George Carlin’s last HBO special started with him saying something along the lines of, “F*** Lance Armstrong. And while you’re at it, f*** Tiger Woods, too. I’m tired of television telling me who to admire.”
Well, I’m feeling like, f*** Tim Russert. Don’t get me wrong. I am certainly sorry he died (he was younger than me for God’s sake), and I’m sorry for the friends and family who have lost him. Apparently he was a really good guy. I admired his loyalty to his hometown and I even watched his show regularly.
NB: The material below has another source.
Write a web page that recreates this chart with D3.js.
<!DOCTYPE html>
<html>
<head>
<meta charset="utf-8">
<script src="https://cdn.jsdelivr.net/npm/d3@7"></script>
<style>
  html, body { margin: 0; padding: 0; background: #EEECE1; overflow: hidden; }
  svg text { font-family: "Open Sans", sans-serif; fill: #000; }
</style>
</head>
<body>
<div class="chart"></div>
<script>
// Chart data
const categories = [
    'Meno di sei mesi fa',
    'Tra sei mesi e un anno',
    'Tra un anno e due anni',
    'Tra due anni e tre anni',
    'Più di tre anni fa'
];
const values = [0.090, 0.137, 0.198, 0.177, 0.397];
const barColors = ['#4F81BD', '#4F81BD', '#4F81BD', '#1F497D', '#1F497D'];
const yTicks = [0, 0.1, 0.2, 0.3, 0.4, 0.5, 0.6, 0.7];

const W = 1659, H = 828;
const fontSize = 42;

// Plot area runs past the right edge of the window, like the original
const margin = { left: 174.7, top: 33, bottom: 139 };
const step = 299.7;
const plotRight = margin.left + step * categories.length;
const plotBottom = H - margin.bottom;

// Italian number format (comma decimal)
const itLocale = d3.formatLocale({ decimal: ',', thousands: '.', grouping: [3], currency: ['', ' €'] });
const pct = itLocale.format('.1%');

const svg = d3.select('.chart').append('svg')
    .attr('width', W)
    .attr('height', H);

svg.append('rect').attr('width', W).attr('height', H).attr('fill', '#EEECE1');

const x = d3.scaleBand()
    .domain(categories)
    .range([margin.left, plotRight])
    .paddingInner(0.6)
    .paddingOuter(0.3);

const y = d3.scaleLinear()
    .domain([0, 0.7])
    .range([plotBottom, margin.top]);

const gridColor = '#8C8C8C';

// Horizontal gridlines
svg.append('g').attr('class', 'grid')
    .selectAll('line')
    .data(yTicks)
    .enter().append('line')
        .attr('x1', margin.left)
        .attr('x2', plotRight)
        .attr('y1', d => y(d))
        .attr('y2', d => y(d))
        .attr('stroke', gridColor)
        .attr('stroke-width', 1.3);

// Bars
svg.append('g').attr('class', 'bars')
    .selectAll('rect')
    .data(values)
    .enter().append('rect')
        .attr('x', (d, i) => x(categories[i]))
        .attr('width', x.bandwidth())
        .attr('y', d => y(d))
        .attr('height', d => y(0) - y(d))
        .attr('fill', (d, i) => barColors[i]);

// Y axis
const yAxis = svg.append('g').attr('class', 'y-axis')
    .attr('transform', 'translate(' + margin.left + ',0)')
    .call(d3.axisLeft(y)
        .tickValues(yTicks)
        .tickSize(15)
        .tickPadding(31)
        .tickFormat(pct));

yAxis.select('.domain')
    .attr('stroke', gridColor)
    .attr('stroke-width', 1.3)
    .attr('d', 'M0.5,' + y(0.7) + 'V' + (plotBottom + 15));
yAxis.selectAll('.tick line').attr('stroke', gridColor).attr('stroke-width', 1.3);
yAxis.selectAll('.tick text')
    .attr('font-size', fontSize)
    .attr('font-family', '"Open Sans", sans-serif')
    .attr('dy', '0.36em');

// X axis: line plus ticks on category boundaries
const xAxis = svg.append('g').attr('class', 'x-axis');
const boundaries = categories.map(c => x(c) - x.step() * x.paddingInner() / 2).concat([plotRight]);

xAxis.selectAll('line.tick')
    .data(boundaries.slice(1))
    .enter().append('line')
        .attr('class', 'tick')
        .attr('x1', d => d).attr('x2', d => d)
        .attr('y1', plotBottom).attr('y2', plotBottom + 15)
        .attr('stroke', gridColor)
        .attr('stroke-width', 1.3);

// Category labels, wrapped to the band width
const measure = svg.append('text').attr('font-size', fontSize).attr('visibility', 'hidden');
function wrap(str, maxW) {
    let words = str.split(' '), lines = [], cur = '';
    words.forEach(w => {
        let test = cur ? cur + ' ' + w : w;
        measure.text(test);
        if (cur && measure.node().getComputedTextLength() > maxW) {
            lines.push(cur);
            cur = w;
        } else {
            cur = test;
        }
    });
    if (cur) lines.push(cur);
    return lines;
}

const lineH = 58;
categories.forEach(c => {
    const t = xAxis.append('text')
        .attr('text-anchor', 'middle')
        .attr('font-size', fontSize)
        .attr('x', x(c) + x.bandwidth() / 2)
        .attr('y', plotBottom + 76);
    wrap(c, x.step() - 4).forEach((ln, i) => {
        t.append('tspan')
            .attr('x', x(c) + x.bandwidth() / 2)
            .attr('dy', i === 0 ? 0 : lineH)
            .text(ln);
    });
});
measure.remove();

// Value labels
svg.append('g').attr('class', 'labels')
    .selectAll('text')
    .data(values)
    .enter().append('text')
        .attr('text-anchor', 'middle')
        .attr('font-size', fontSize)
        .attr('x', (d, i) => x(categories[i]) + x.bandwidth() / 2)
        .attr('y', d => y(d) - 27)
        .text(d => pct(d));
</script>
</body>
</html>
But please don’t tell me was some kind of hero. This is nothing more than television’s overpowering, self-reverential, PR machine gone into overdrive. Seventeen American soldiers have been killed in Iraq this month, and all of them put together didn’t get as much time as NBC has given Russert’s passing. It’s cheap programming and they can do what they do best -- lay on the bathos with a 2-quart ladle. I predict a summer replacement series on NBC Tuesday nights: “Tim Russert is Still Dead.” They do him no service.
And don’t deify this guy’s professional persona. He was just the most successful color-commentator for the world’s most powerful political league; a league that only allows two teams. His success depended on access to the players for those two teams, so he never asked the really tough questions. His shtick was reading people their quotes from the past and making them reconcile them with their current positions. But everyone knew that before they showed up on Meet The Press and were either ready for it, or became the road-kill they deserved to be in the first place.
There is no one on TV asking tough questions. It isn’t what they do.